Task description> Would you return all of this data exactly, leaving nothing out?

Provided data>

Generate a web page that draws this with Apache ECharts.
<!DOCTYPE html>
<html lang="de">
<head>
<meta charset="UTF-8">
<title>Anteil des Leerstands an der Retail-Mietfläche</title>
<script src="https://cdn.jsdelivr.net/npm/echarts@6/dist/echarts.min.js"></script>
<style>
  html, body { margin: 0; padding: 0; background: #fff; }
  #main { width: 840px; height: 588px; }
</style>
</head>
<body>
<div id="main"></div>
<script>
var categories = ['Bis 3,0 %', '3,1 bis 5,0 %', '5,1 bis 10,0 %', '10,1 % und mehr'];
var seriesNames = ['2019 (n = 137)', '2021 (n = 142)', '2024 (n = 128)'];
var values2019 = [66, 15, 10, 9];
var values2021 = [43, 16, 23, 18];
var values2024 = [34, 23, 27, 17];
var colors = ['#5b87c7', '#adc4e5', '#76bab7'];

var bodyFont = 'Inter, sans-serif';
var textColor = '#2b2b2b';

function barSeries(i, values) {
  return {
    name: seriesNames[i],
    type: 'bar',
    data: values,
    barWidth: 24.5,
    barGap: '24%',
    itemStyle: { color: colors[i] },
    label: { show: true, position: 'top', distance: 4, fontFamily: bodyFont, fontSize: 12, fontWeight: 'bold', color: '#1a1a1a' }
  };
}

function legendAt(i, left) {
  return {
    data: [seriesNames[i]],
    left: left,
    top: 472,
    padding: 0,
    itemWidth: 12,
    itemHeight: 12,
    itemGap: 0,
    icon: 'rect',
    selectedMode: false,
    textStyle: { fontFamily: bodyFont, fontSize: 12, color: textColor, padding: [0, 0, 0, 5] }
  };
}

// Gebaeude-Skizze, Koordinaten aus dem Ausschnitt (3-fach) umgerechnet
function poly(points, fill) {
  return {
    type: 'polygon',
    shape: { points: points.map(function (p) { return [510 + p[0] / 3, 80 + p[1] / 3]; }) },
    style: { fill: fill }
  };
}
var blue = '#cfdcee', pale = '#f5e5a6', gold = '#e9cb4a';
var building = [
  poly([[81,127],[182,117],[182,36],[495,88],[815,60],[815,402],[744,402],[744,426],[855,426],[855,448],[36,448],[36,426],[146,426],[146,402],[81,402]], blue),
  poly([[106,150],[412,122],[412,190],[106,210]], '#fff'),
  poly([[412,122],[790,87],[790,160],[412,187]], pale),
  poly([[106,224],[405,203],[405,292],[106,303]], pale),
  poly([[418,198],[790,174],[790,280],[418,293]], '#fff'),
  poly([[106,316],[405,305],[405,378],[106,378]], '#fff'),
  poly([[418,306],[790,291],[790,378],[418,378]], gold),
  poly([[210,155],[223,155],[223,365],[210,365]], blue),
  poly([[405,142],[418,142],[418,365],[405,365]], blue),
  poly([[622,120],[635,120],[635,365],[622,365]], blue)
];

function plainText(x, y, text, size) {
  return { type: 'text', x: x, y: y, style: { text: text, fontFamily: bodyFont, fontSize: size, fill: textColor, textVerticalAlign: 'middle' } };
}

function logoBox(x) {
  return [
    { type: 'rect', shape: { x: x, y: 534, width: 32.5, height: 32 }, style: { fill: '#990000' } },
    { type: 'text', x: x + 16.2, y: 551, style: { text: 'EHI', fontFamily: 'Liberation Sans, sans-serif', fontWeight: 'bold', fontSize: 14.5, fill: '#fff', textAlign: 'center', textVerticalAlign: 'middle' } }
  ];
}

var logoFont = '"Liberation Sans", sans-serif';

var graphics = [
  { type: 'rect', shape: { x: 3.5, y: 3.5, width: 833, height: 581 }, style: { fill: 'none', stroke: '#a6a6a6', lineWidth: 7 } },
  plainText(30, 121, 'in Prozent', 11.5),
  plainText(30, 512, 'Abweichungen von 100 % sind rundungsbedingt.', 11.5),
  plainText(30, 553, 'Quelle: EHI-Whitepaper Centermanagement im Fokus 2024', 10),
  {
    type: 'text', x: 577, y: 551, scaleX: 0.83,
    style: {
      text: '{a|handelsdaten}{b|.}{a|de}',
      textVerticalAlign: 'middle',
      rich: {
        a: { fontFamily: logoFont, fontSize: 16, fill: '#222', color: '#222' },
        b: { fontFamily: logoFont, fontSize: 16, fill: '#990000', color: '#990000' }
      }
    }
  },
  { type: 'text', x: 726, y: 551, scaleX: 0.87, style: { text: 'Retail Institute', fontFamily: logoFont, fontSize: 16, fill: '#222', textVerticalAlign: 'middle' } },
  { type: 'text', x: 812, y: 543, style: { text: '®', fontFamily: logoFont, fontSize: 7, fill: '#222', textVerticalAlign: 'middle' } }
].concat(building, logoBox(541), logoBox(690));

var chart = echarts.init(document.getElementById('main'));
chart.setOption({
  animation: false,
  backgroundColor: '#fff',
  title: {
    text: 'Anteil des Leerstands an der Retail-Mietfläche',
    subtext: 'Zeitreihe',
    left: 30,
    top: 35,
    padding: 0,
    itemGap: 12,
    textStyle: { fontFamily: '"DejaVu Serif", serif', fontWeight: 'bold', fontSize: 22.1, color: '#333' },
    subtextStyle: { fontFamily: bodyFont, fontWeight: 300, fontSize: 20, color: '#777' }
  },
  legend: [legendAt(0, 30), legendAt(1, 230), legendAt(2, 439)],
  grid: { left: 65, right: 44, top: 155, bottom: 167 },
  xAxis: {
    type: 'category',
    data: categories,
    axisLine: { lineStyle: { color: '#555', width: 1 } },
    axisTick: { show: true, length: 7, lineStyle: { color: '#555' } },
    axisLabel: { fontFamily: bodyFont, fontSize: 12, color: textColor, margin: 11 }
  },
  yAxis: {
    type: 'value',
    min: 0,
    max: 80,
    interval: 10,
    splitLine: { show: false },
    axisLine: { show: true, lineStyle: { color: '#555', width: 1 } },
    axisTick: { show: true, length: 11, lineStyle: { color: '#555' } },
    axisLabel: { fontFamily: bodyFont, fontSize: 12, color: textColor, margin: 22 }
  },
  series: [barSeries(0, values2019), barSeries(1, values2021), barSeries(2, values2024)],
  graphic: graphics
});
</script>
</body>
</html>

Worked answer>
Generate a web page that draws this with Apache ECharts.
<!DOCTYPE html>
<html lang="de">
<head>
<meta charset="UTF-8">
<title>Anteil des Leerstands an der Retail-Mietfläche</title>
<script src="https://cdn.jsdelivr.net/npm/echarts@6/dist/echarts.min.js"></script>
<style>
  html, body { margin: 0; padding: 0; background: #fff; }
  #main { width: 840px; height: 588px; }
</style>
</head>
<body>
<div id="main"></div>
<script>
var categories = ['Bis 3,0 %', '3,1 bis 5,0 %', '5,1 bis 10,0 %', '10,1 % und mehr'];
var seriesNames = ['2019 (n = 137)', '2021 (n = 142)', '2024 (n = 128)'];
var values2019 = [66, 15, 10, 9];
var values2021 = [43, 16, 23, 18];
var values2024 = [34, 23, 27, 17];
var colors = ['#5b87c7', '#adc4e5', '#76bab7'];

var bodyFont = 'Inter, sans-serif';
var textColor = '#2b2b2b';

function barSeries(i, values) {
  return {
    name: seriesNames[i],
    type: 'bar',
    data: values,
    barWidth: 24.5,
    barGap: '24%',
    itemStyle: { color: colors[i] },
    label: { show: true, position: 'top', distance: 4, fontFamily: bodyFont, fontSize: 12, fontWeight: 'bold', color: '#1a1a1a' }
  };
}

function legendAt(i, left) {
  return {
    data: [seriesNames[i]],
    left: left,
    top: 472,
    padding: 0,
    itemWidth: 12,
    itemHeight: 12,
    itemGap: 0,
    icon: 'rect',
    selectedMode: false,
    textStyle: { fontFamily: bodyFont, fontSize: 12, color: textColor, padding: [0, 0, 0, 5] }
  };
}

// Gebaeude-Skizze, Koordinaten aus dem Ausschnitt (3-fach) umgerechnet
function poly(points, fill) {
  return {
    type: 'polygon',
    shape: { points: points.map(function (p) { return [510 + p[0] / 3, 80 + p[1] / 3]; }) },
    style: { fill: fill }
  };
}
var blue = '#cfdcee', pale = '#f5e5a6', gold = '#e9cb4a';
var building = [
  poly([[81,127],[182,117],[182,36],[495,88],[815,60],[815,402],[744,402],[744,426],[855,426],[855,448],[36,448],[36,426],[146,426],[146,402],[81,402]], blue),
  poly([[106,150],[412,122],[412,190],[106,210]], '#fff'),
  poly([[412,122],[790,87],[790,160],[412,187]], pale),
  poly([[106,224],[405,203],[405,292],[106,303]], pale),
  poly([[418,198],[790,174],[790,280],[418,293]], '#fff'),
  poly([[106,316],[405,305],[405,378],[106,378]], '#fff'),
  poly([[418,306],[790,291],[790,378],[418,378]], gold),
  poly([[210,155],[223,155],[223,365],[210,365]], blue),
  poly([[405,142],[418,142],[418,365],[405,365]], blue),
  poly([[622,120],[635,120],[635,365],[622,365]], blue)
];

function plainText(x, y, text, size) {
  return { type: 'text', x: x, y: y, style: { text: text, fontFamily: bodyFont, fontSize: size, fill: textColor, textVerticalAlign: 'middle' } };
}

function logoBox(x) {
  return [
    { type: 'rect', shape: { x: x, y: 534, width: 32.5, height: 32 }, style: { fill: '#990000' } },
    { type: 'text', x: x + 16.2, y: 551, style: { text: 'EHI', fontFamily: 'Liberation Sans, sans-serif', fontWeight: 'bold', fontSize: 14.5, fill: '#fff', textAlign: 'center', textVerticalAlign: 'middle' } }
  ];
}

var logoFont = '"Liberation Sans", sans-serif';

var graphics = [
  { type: 'rect', shape: { x: 3.5, y: 3.5, width: 833, height: 581 }, style: { fill: 'none', stroke: '#a6a6a6', lineWidth: 7 } },
  plainText(30, 121, 'in Prozent', 11.5),
  plainText(30, 512, 'Abweichungen von 100 % sind rundungsbedingt.', 11.5),
  plainText(30, 553, 'Quelle: EHI-Whitepaper Centermanagement im Fokus 2024', 10),
  {
    type: 'text', x: 577, y: 551, scaleX: 0.83,
    style: {
      text: '{a|handelsdaten}{b|.}{a|de}',
      textVerticalAlign: 'middle',
      rich: {
        a: { fontFamily: logoFont, fontSize: 16, fill: '#222', color: '#222' },
        b: { fontFamily: logoFont, fontSize: 16, fill: '#990000', color: '#990000' }
      }
    }
  },
  { type: 'text', x: 726, y: 551, scaleX: 0.87, style: { text: 'Retail Institute', fontFamily: logoFont, fontSize: 16, fill: '#222', textVerticalAlign: 'middle' } },
  { type: 'text', x: 812, y: 543, style: { text: '®', fontFamily: logoFont, fontSize: 7, fill: '#222', textVerticalAlign: 'middle' } }
].concat(building, logoBox(541), logoBox(690));

var chart = echarts.init(document.getElementById('main'));
chart.setOption({
  animation: false,
  backgroundColor: '#fff',
  title: {
    text: 'Anteil des Leerstands an der Retail-Mietfläche',
    subtext: 'Zeitreihe',
    left: 30,
    top: 35,
    padding: 0,
    itemGap: 12,
    textStyle: { fontFamily: '"DejaVu Serif", serif', fontWeight: 'bold', fontSize: 22.1, color: '#333' },
    subtextStyle: { fontFamily: bodyFont, fontWeight: 300, fontSize: 20, color: '#777' }
  },
  legend: [legendAt(0, 30), legendAt(1, 230), legendAt(2, 439)],
  grid: { left: 65, right: 44, top: 155, bottom: 167 },
  xAxis: {
    type: 'category',
    data: categories,
    axisLine: { lineStyle: { color: '#555', width: 1 } },
    axisTick: { show: true, length: 7, lineStyle: { color: '#555' } },
    axisLabel: { fontFamily: bodyFont, fontSize: 12, color: textColor, margin: 11 }
  },
  yAxis: {
    type: 'value',
    min: 0,
    max: 80,
    interval: 10,
    splitLine: { show: false },
    axisLine: { show: true, lineStyle: { color: '#555', width: 1 } },
    axisTick: { show: true, length: 11, lineStyle: { color: '#555' } },
    axisLabel: { fontFamily: bodyFont, fontSize: 12, color: textColor, margin: 22 }
  },
  series: [barSeries(0, values2019), barSeries(1, values2021), barSeries(2, values2024)],
  graphic: graphics
});
</script>
</body>
</html>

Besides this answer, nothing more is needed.